What a happy time that had been! I re­turned to Buenos Aires, leav­ing be­hind an am­bi­ence I cher­ished and some very in­ter­est­ing prob­lems on para­bol­ic max­im­al func­tions Calderón had sug­ges­ted for work­ing to­geth­er. A loss to me, but not to math­em­at­ics, since those prob­lems were suc­cess­fully solved by Calderón and Al­berto Torch­in­sky, an­oth­er Ar­gen­tine stu­dent of Calderón, who came to Chica­go later. In the mean­time, Calderón had dir­ec­ted the thes­is of Car­los Segovia, one of the stu­dents se­lec­ted by Zyg­mund in Buenos Aires, who is now a pro­fess­or there. While Calderón also had, in later years, sev­er­al doc­tor­al stu­dents in Buenos Aires, the ma­jor­ity of his Ar­gen­tine stu­dents re­ceived their Ph.D.s from the Uni­versity of Chica­go. Al­though both Calderón and Zyg­mund de­voted them­selves to strength­en­ing ana­lys­is in Ar­gen­tina and later in Spain, the res­ults of their ef­forts, due to polit­ic­al and oth­er cir­cum­stances, were very dif­fer­ent in the two coun­tries. Nowadays only one of Calderón’s Ar­gen­tine stu­dents is on the fac­ulty of the Uni­versity of Buenos Aires.

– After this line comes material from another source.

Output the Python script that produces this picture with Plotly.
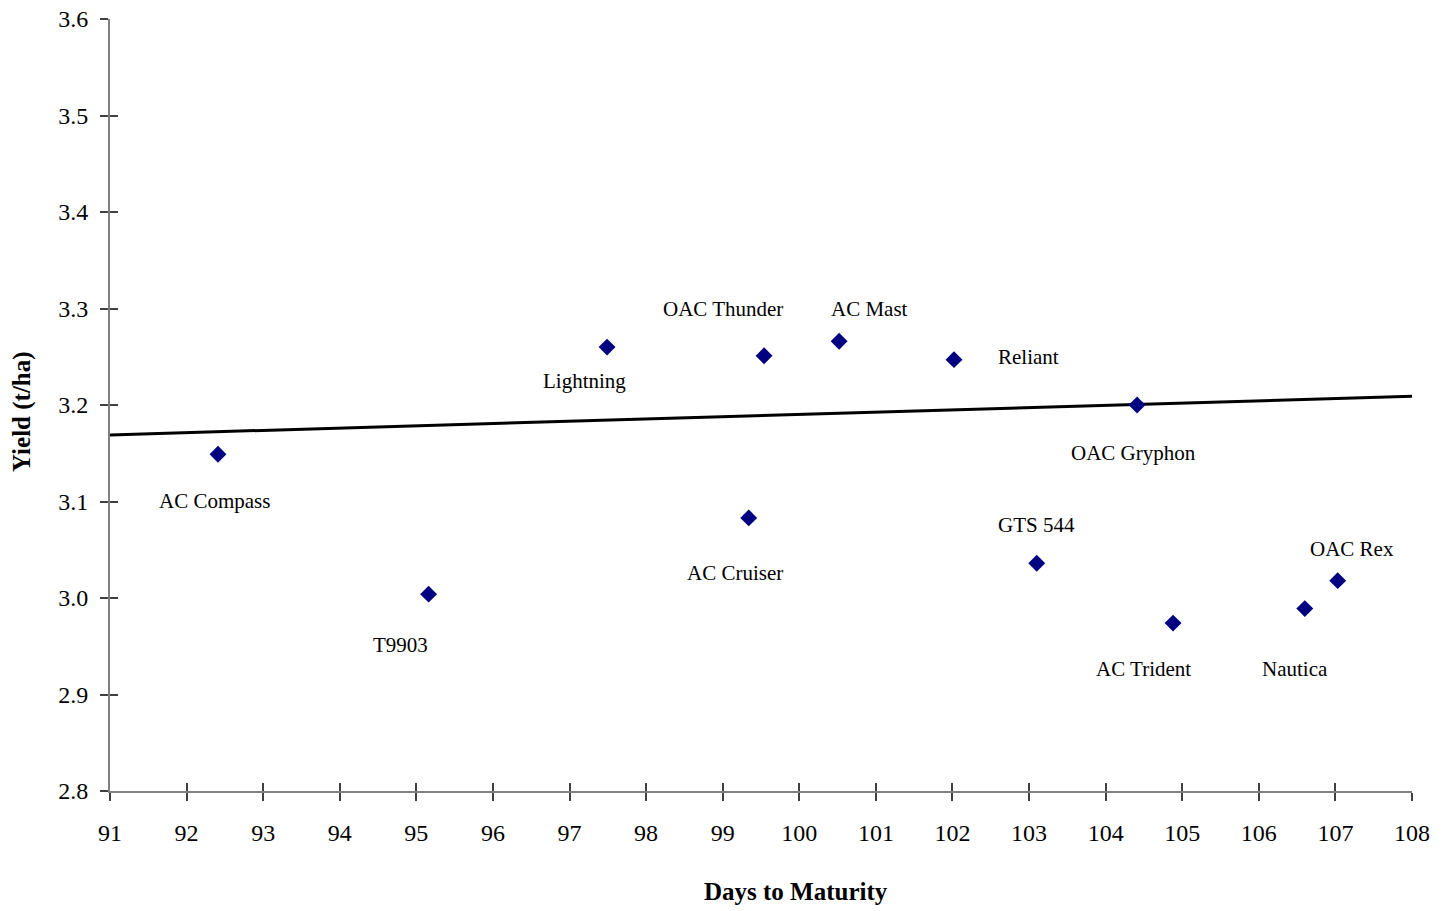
import plotly.graph_objects as go

# Data
varieties = ["AC Compass", "T9903", "Lightning", "AC Cruiser", "OAC Thunder", "AC Mast",
             "Reliant", "GTS 544", "OAC Gryphon", "AC Trident", "Nautica", "OAC Rex"]
days = [92.41, 95.16, 97.49, 99.34, 99.54, 100.52, 102.02, 103.10, 104.41, 104.88, 106.60, 107.03]
yields = [3.149, 3.004, 3.260, 3.083, 3.251, 3.266, 3.247, 3.036, 3.200, 2.974, 2.989, 3.018]

trend_x = [91, 108]
trend_y = [3.169, 3.209]

x_title = "Days to Maturity"
y_title = "Yield (t/ha)"

# label pixel offsets (dx, dy) relative to each point (style, not data)
label_offsets = [(-3, 47), (-28, 51), (-23, 34), (-14, 55), (-41, -47), (30, -32),
                 (74, -3), (0, -38), (-4, 48), (-30, 46), (-10, 60), (14, -32)]

FONT = "Liberation Serif, Times New Roman, serif"
TICKFONT = dict(family=FONT, size=24, color="black")

fig = go.Figure()
fig.add_trace(go.Scatter(x=trend_x, y=trend_y, mode="lines",
                         line=dict(color="black", width=3), showlegend=False, hoverinfo="skip"))
fig.add_trace(go.Scatter(x=days, y=yields, mode="markers", text=varieties,
                         marker=dict(symbol="diamond", color="#000080", size=13,
                                     line=dict(width=0)),
                         showlegend=False))

for name, xv, yv, (dx, dy) in zip(varieties, days, yields, label_offsets):
    fig.add_annotation(x=xv, y=yv, text=name, showarrow=False,
                       xshift=dx, yshift=-dy, xanchor="center", yanchor="middle",
                       font=dict(family=FONT, size=21, color="black"))

# axis titles (placed like the original, slightly right of plot centre)
fig.add_annotation(xref="paper", yref="paper", x=0.5269, y=-0.1308, text=f"<b>{x_title}</b>",
                   showarrow=False, xanchor="center", yanchor="middle",
                   font=dict(family=FONT, size=25, color="black"))
fig.add_annotation(xref="paper", yref="paper", x=-0.0676, y=0.4922, text=f"<b>{y_title}</b>",
                   showarrow=False, xanchor="center", yanchor="middle", textangle=-90,
                   font=dict(family=FONT, size=25, color="black"))

axis_common = dict(showgrid=False, zeroline=False, showline=True, linecolor="#808080",
                   linewidth=2, ticks="outside", ticklen=8, tickwidth=1.5, tickcolor="#404040",
                   automargin=False, tickfont=TICKFONT, ticklabeloverflow="allow")

fig.update_layout(
    width=1452, height=911,
    paper_bgcolor="white", plot_bgcolor="white",
    margin=dict(l=102, r=48, t=11, b=128),
    font=dict(family=FONT, size=24, color="black"),
    xaxis=dict(range=[91, 108], dtick=1, tick0=91, ticklabelstandoff=11, **axis_common),
    yaxis=dict(range=[2.8, 3.6], dtick=0.1, tick0=2.8, tickformat=".1f", ticklabelstandoff=7,
               **axis_common),
    xaxis2=dict(overlaying="x", matches="x", range=[91, 108], dtick=1, tick0=91,
                showticklabels=False, showgrid=False, zeroline=False, showline=False,
                ticks="inside", ticklen=8, tickwidth=1.5, tickcolor="#404040", side="bottom",
                anchor="y", automargin=False),
    yaxis2=dict(overlaying="y", matches="y", range=[2.8, 3.6], dtick=0.1, tick0=2.8,
                showticklabels=False, showgrid=False, zeroline=False, showline=False,
                ticks="inside", ticklen=8, tickwidth=1.5, tickcolor="#404040", side="left",
                anchor="x", automargin=False),
)
# invisible trace to activate the overlay axes (cross-style ticks)
fig.add_trace(go.Scatter(x=trend_x, y=trend_y, xaxis="x2", yaxis="y2", mode="lines",
                         line=dict(width=0, color="rgba(0,0,0,0)"), showlegend=False,
                         hoverinfo="skip"))

fig.write_html("out.html")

After gradu­ation I did not hes­it­ate to go back home, since the op­por­tun­it­ies for re­search and teach­ing in Ar­gen­tina were good. The flour­ish­ing of in­tel­lec­tu­al life un­der demo­cracy, however, las­ted only one more year. In 1966, after a blood­less mil­it­ary coup, the School of Sci­ences of the Uni­versity of Buenos Aires was bru­tally at­tacked by the po­lice, four hun­dred fac­ulty mem­bers left, and our sci­entif­ic dreams were shattered. In the fol­low­ing years tol­er­ance de­creased as mil­it­ary re­pres­sion in­creased. Un­able to find an­oth­er aca­dem­ic job in Ar­gen­tina, I was forced out of math­em­at­ics for some years, and to re­turn to it I had to leave the coun­try. In the mean­while, Calderón’s fam­ily had settled in Buenos Aires, where he stayed for longer peri­ods after the on­set of his wife’s even­tu­ally fatal ill­ness. For sev­er­al years he was dir­ect­or of the IAM (Ar­gen­tine In­sti­tute of Math­em­at­ics). In these years we had hardly any con­tact.

The cir­cum­stances of Ar­gen­tina changed for the bet­ter in the mid-1980s, and we met again in Buenos Aires, but for a time we did not know how to re­new our friend­ship. Then Calderón found a way in the un­der­stated mode so typ­ic­al of him. One day at his IAM of­fice he handed me a cas­sette, say­ing, “This is some of the Moz­art you used to love when I played it years ago, only bet­ter played. I copied it for you.” We were friends again. That gave me the joy of shar­ing some of the won­der­ful mo­ments of his last years, when he basked in the hap­pi­ness of be­ing with Al­ex­an­dra, his second wife.

Al­berto Calderón was a very un­as­sum­ing man of nat­ur­al charm, a per­son of great el­eg­ance and re­straint, and won­der­ful com­pany. Math­em­at­ic­ally Calderón was ex­cep­tion­al not only for the strength of his tal­ent but for his pe­cu­li­ar way of grasp­ing math­em­at­ics. He re­did whole the­or­ies by him­self, got to the core of what he wanted to know by him­self, found al­ways his own way. His ideas and the meth­ods he de­veloped were al­ways ex­tremely ori­gin­al and power­ful. Al­though he was an in­di­vidu­al­ist to the core, he in­flu­enced pro­foundly the work of oth­ers, who de­veloped what is known as the “Calderón pro­gram”. He shared his know­ledge freely with his stu­dents, yet did not closely fol­low their ca­reers. Calderón was mod­est, sure of him­self, and quite in­dif­fer­ent to com­pet­i­tion. He was al­ways happy to have been an en­gin­eer and con­served a real in­terest in ap­plic­a­tions. In one of our last con­ver­sa­tions he told me how in­trigued he was that his work was per­ceived to be in the found­a­tion of wave­let the­ory. I think this pleased Calderón very much.